Just 'cause it's "standard," doesn't mean vendors will implement that standard correctly. And, your needs are probably non-standard: "Would-be SOA architects need to drill below a vendor's generic claim of support for a services standard and find out just how much work it will take to use that standard in real applications that meet enterprise standards of reliability."
"I ask people, What do you want to accomplish businesswise?" said IBM Emerging Technologies Vice President Rod Smith in a conversation with eWEEK Labs this summer. "They tell me, 'I've got a supply chain; I've got business partners ?I want them to have access to my billing and other systems, and I want it to happen in 30 days.' People talk about business performance before they talk about application performance, so I've laid down a challenge to our folks to reduce the integration time down to a matter of hours."
As I was telling someone today, I'm a hype-jaundiced coder, so I still look on all this with a skeptical eye turned yellow by CORBA, J2EE, CASE, UML, OO, and every other technology that was going to save the programming world.
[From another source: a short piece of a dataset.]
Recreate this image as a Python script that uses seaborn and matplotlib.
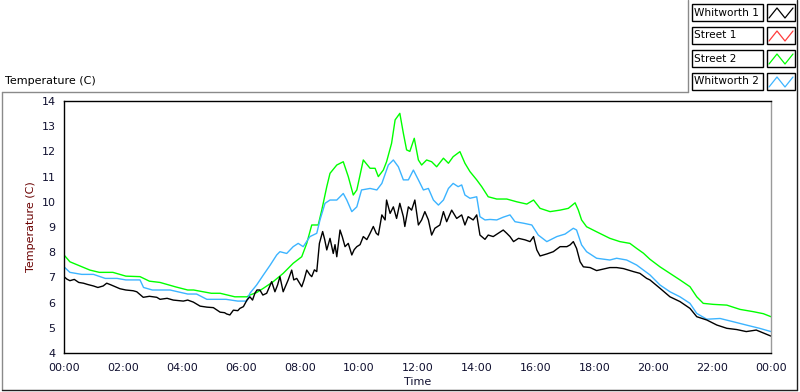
import numpy as np
import pandas as pd
import matplotlib
matplotlib.use("Agg")
import matplotlib.pyplot as plt
import seaborn as sns
from matplotlib.patches import Rectangle
from matplotlib.lines import Line2D

# ---------------- data (hours since midnight, temperature in C) ----------------
series_names = ["Whitworth 1", "Street 1", "Street 2", "Whitworth 2"]
series_colors = {"Whitworth 1": "#000000", "Street 1": "#ff3c3c",
                 "Street 2": "#00ff00", "Whitworth 2": "#3cb4ff"}

whitworth1_t = [0.0, 0.1, 0.2, 0.35, 0.5, 0.66, 0.8, 1.0, 1.15, 1.33, 1.45, 1.6, 1.9, 2.1, 2.35, 2.47,
                2.6, 2.69, 2.9, 3.15, 3.26, 3.5, 3.71, 4.05, 4.2, 4.39, 4.62, 4.85, 5.07, 5.3, 5.45, 5.52,
                5.63, 5.75, 5.9, 5.97, 6.09, 6.21, 6.31, 6.4, 6.48, 6.55, 6.65, 6.75, 6.88, 7.05, 7.16,
                7.25, 7.33, 7.44, 7.61, 7.73, 7.8, 7.9, 8.07, 8.15, 8.24, 8.35, 8.41, 8.5, 8.58, 8.67,
                8.78, 8.85, 8.92, 9.03, 9.14, 9.2, 9.26, 9.37, 9.45, 9.54, 9.65, 9.77, 9.85, 9.94, 10.05,
                10.16, 10.28, 10.39, 10.5, 10.6, 10.67, 10.79, 10.9, 10.95, 11.07, 11.18, 11.29, 11.4,
                11.52, 11.57, 11.69, 11.8, 11.91, 12.03, 12.14, 12.25, 12.37, 12.48, 12.59, 12.76, 12.88,
                12.99, 13.16, 13.33, 13.5, 13.61, 13.72, 13.89, 14.01, 14.12, 14.29, 14.4, 14.57, 14.74,
                14.91, 15.03, 15.14, 15.26, 15.43, 15.65, 15.82, 15.94, 16.05, 16.16, 16.39, 16.61, 16.84,
                17.07, 17.18, 17.29, 17.4, 17.52, 17.63, 17.86, 18.08, 18.31, 18.53, 18.76, 18.99, 19.33,
                19.55, 19.78, 19.89, 20.23, 20.57, 20.91, 21.25, 21.48, 21.82, 22.16, 22.5, 22.84, 23.16,
                23.5, 23.84, 24.0]
whitworth1_v = [7.03, 6.93, 6.87, 6.92, 6.8, 6.77, 6.72, 6.66, 6.6, 6.66, 6.77, 6.7, 6.55, 6.5, 6.47, 6.43,
                6.3, 6.21, 6.25, 6.21, 6.13, 6.17, 6.1, 6.06, 6.1, 6.02, 5.86, 5.82, 5.8, 5.62, 5.6, 5.55,
                5.51, 5.7, 5.68, 5.77, 5.84, 6.1, 6.23, 6.1, 6.37, 6.5, 6.5, 6.3, 6.37, 6.83, 6.43,
                6.7, 7.03, 6.43, 6.9, 7.29, 6.9, 6.96, 6.63, 6.9, 7.29, 7.1, 7.03, 7.3, 7.23, 8.35,
                8.82, 8.5, 8.09, 8.55, 7.95, 8.3, 7.82, 8.88, 8.6, 8.22, 8.35, 7.89, 8.1, 8.22, 8.3,
                8.62, 8.5, 8.75, 9.02, 8.75, 8.68, 9.48, 9.28, 10.07, 9.54, 9.8, 9.34, 9.94,
                9.41, 9.02, 9.8, 9.67, 10.07, 9.08, 9.28, 9.61, 9.28, 8.68, 8.95, 9.08, 9.61,
                9.21, 9.67, 9.34, 9.48, 9.08, 9.41, 9.28, 9.48, 8.68, 8.51, 8.68, 8.62, 8.75,
                8.88, 8.75, 8.62, 8.42, 8.55, 8.49, 8.42, 8.62, 8.09, 7.85, 7.93, 8.02, 8.22,
                8.22, 8.29, 8.42, 8.15, 7.62, 7.42, 7.39, 7.27, 7.33, 7.39, 7.39, 7.35, 7.23,
                7.16, 6.96, 6.9, 6.57, 6.23, 6.04, 5.77, 5.44, 5.31, 5.11, 4.98, 4.93, 4.85,
                4.91, 4.75, 4.67]

street2_t = [0.0, 0.2, 0.55, 0.88, 1.2, 1.66, 2.1, 2.58, 2.9, 3.26, 3.8, 4.2, 4.4, 5.0, 5.3, 5.8, 6.21,
             6.31, 6.54, 6.77, 7.1, 7.44, 7.78, 8.07, 8.24, 8.41, 8.63, 8.75, 8.92, 9.03, 9.26, 9.48,
             9.65, 9.82, 9.94, 10.16, 10.39, 10.56, 10.67, 10.84, 10.95, 11.12, 11.24, 11.4, 11.52,
             11.63, 11.74, 11.89, 12.03, 12.14, 12.31, 12.48, 12.65, 12.88, 13.05, 13.21, 13.44, 13.61,
             13.78, 14.01, 14.18, 14.4, 14.69, 15.03, 15.37, 15.71, 15.94, 16.16, 16.5, 16.84, 17.12,
             17.35, 17.46, 17.57, 17.74, 18.08, 18.53, 18.87, 19.21, 19.44, 19.67, 19.89, 20.23, 20.57,
             20.91, 21.25, 21.48, 21.7, 22.04, 22.5, 22.95, 23.4, 23.74, 24.0]
street2_v = [7.89, 7.62, 7.45, 7.29, 7.2, 7.2, 7.05, 7.03, 6.85, 6.8, 6.62, 6.5, 6.5, 6.37, 6.37, 6.23, 6.23,
             6.3, 6.4, 6.57, 6.83, 7.16, 7.56, 7.82, 8.35, 9.08, 9.08, 9.67, 10.6, 11.13, 11.46, 11.59,
             11.0, 10.27, 10.47, 11.66, 11.33, 11.33, 11.0, 11.26, 11.59, 12.32, 13.25, 13.51, 12.72,
             12.06, 12.0, 12.52, 11.66, 11.46, 11.66, 11.59, 11.39, 11.73, 11.53, 11.79, 11.99, 11.53,
             11.2, 10.87, 10.6, 10.2, 10.11, 10.11, 10.0, 9.91, 10.07, 9.74, 9.61, 9.67, 9.74,
             9.96, 9.67, 9.28, 9.01, 8.81, 8.55, 8.42, 8.35, 8.15, 7.96, 7.72, 7.42, 7.16,
             6.9, 6.63, 6.23, 5.97, 5.93, 5.9, 5.73, 5.64, 5.56, 5.44]

whitworth2_t = [0.0, 0.2, 0.6, 1.0, 1.4, 1.8, 2.1, 2.58, 2.7, 3.0, 3.6, 4.2, 4.5, 4.85, 5.5, 5.9, 6.2,
                6.31, 6.54, 6.77, 7.0, 7.22, 7.33, 7.56, 7.78, 7.95, 8.12, 8.35, 8.58, 8.69, 8.86, 9.03,
                9.26, 9.48, 9.6, 9.77, 9.94, 10.1, 10.39, 10.62, 10.79, 11.01, 11.18, 11.35, 11.52, 11.69,
                11.86, 12.03, 12.2, 12.37, 12.54, 12.71, 12.88, 13.05, 13.21, 13.38, 13.5, 13.61, 13.78,
                14.01, 14.12, 14.29, 14.46, 14.69, 14.91, 15.14, 15.31, 15.6, 15.88, 16.1, 16.39, 16.73,
                17.01, 17.29, 17.4, 17.57, 17.74, 18.08, 18.53, 18.76, 19.1, 19.44, 19.67, 19.89, 20.23,
                20.57, 20.91, 21.25, 21.48, 21.82, 22.27, 22.72, 23.16, 23.61, 24.0]
whitworth2_v = [7.42, 7.2, 7.12, 7.12, 6.96, 6.96, 6.9, 6.9, 6.6, 6.5, 6.5, 6.34, 6.34, 6.13, 6.13, 6.06, 6.06,
                6.37, 6.7, 7.1, 7.49, 7.89, 8.02, 7.95, 8.22, 8.35, 8.22, 8.62, 8.75, 9.28, 9.94, 10.07,
                10.07, 10.33, 10.07, 9.61, 9.8, 10.47, 10.53, 10.47, 10.73, 11.46, 11.66, 11.39, 10.87, 10.87,
                11.26, 10.87, 10.47, 10.53, 10.07, 9.87, 10.07, 10.53, 10.73, 10.6, 10.67, 10.27, 10.14,
                10.2, 9.41, 9.28, 9.3, 9.28, 9.39, 9.48, 9.21, 9.15, 9.08, 8.68, 8.42, 8.62,
                8.72, 8.95, 8.88, 8.29, 8.02, 7.76, 7.69, 7.76, 7.69, 7.49, 7.29, 7.1, 6.7,
                6.43, 6.23, 5.97, 5.57, 5.34, 5.37, 5.24, 5.11, 4.98, 4.85]

x_tick_hours = list(range(0, 25, 2))
x_tick_labels = ["00:00", "02:00", "04:00", "06:00", "08:00", "10:00", "12:00",
                 "14:00", "16:00", "18:00", "20:00", "22:00", "00:00"]
y_ticks = list(range(4, 15))

# ---------------- build table ----------------
df = pd.concat([
    pd.DataFrame({"hours": street2_t, "temp": street2_v, "series": "Street 2"}),
    pd.DataFrame({"hours": whitworth2_t, "temp": whitworth2_v, "series": "Whitworth 2"}),
    pd.DataFrame({"hours": whitworth1_t, "temp": whitworth1_v, "series": "Whitworth 1"}),
], ignore_index=True)

sns.set_style("white")
plt.rcParams["font.family"] = ["DejaVu Sans"]

W, H = 800, 392
fig = plt.figure(figsize=(W / 100, H / 100), dpi=100)
fig.patch.set_facecolor("white")


def F(x, y):
    return (x / W, 1 - y / H)


ax = fig.add_axes([64 / W, 1 - 353 / H, 707 / W, 252 / H])
sns.lineplot(data=df, x="hours", y="temp", hue="series",
             hue_order=["Street 2", "Whitworth 2", "Whitworth 1"],
             palette=series_colors, estimator=None, sort=False,
             legend=False, linewidth=1.0, ax=ax)

ax.set_xlim(0, 24)
ax.set_ylim(4, 14)
ax.set_xticks(x_tick_hours)
ax.set_xticklabels(x_tick_labels)
ax.set_xticks(np.arange(0, 24.01, 1 / 3), minor=True)
ax.set_yticks(y_ticks)
ax.tick_params(axis="both", which="major", direction="out", length=4, width=1,
               color="black", labelsize=8, labelcolor="#101030", pad=2)
ax.tick_params(axis="x", which="minor", direction="out", length=2.5, width=1, color="black")
ax.tick_params(axis="x", which="major", pad=3)
ax.tick_params(axis="y", which="minor", length=0)
ax.set_xlabel("Time", fontsize=8, color="#101030", labelpad=3)
ax.set_ylabel("Temperature (C)", fontsize=8, color="#6a0000", labelpad=4)
for side in ["left", "top", "bottom"]:
    ax.spines[side].set_color("black")
    ax.spines[side].set_linewidth(1)
ax.spines["right"].set_color("#9a9a9a")
ax.spines["right"].set_linewidth(1)
ax.set_facecolor("white")

# ---------------- panel frame ----------------
def fline(x0, y0, x1, y1, color, lw=1.0):
    (a, b), (c, d) = F(x0, y0), F(x1, y1)
    fig.add_artist(Line2D([a, c], [b, d], color=color, lw=lw, transform=fig.transFigure))


fline(2, 92, 688, 92, "#8a8a8a")
fline(2, 92, 2, 390, "#8a8a8a")
fline(688, 0, 688, 92, "#8a8a8a")
fline(2, 390, 797, 390, "#202020")
fline(797, 0, 797, 390, "#202020")

fig.text(*F(5, 81), "Temperature (C)", fontsize=8, color="black", ha="left", va="center")

# ---------------- legend ----------------
row_tops = [4, 27, 50, 73]
for name, top in zip(series_names, row_tops):
    bx, by = F(692, top + 17)
    fig.add_artist(Rectangle((bx, by), 71 / W, 17 / H, transform=fig.transFigure,
                             facecolor="white", edgecolor="black", lw=1))
    sx, sy = F(767, top + 17)
    fig.add_artist(Rectangle((sx, sy), 28 / W, 17 / H, transform=fig.transFigure,
                             facecolor="white", edgecolor="black", lw=1))
    fig.text(*F(694, top + 8.5), name, fontsize=7.6, color="black", ha="left", va="center")
    pts = [F(769, top + 14), F(777, top + 4), F(785, top + 14), F(793, top + 4)]
    fig.add_artist(Line2D([p[0] for p in pts], [p[1] for p in pts],
                          color=series_colors[name], lw=0.9, transform=fig.transFigure))

fig.savefig("out.png", dpi=100, facecolor="white")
One thing I like about SOA over those is the emphasis on non-technical things (though, J2EE had all it's "roles"). But, there's still not enough that I've encountered yet.
I'm a big believe that software development -- once you/the team reach a certain skill level -- is really about everything but coding (unless you're a team of one, in which case you can stay pure). We'll see how the people-part of SOA pans out.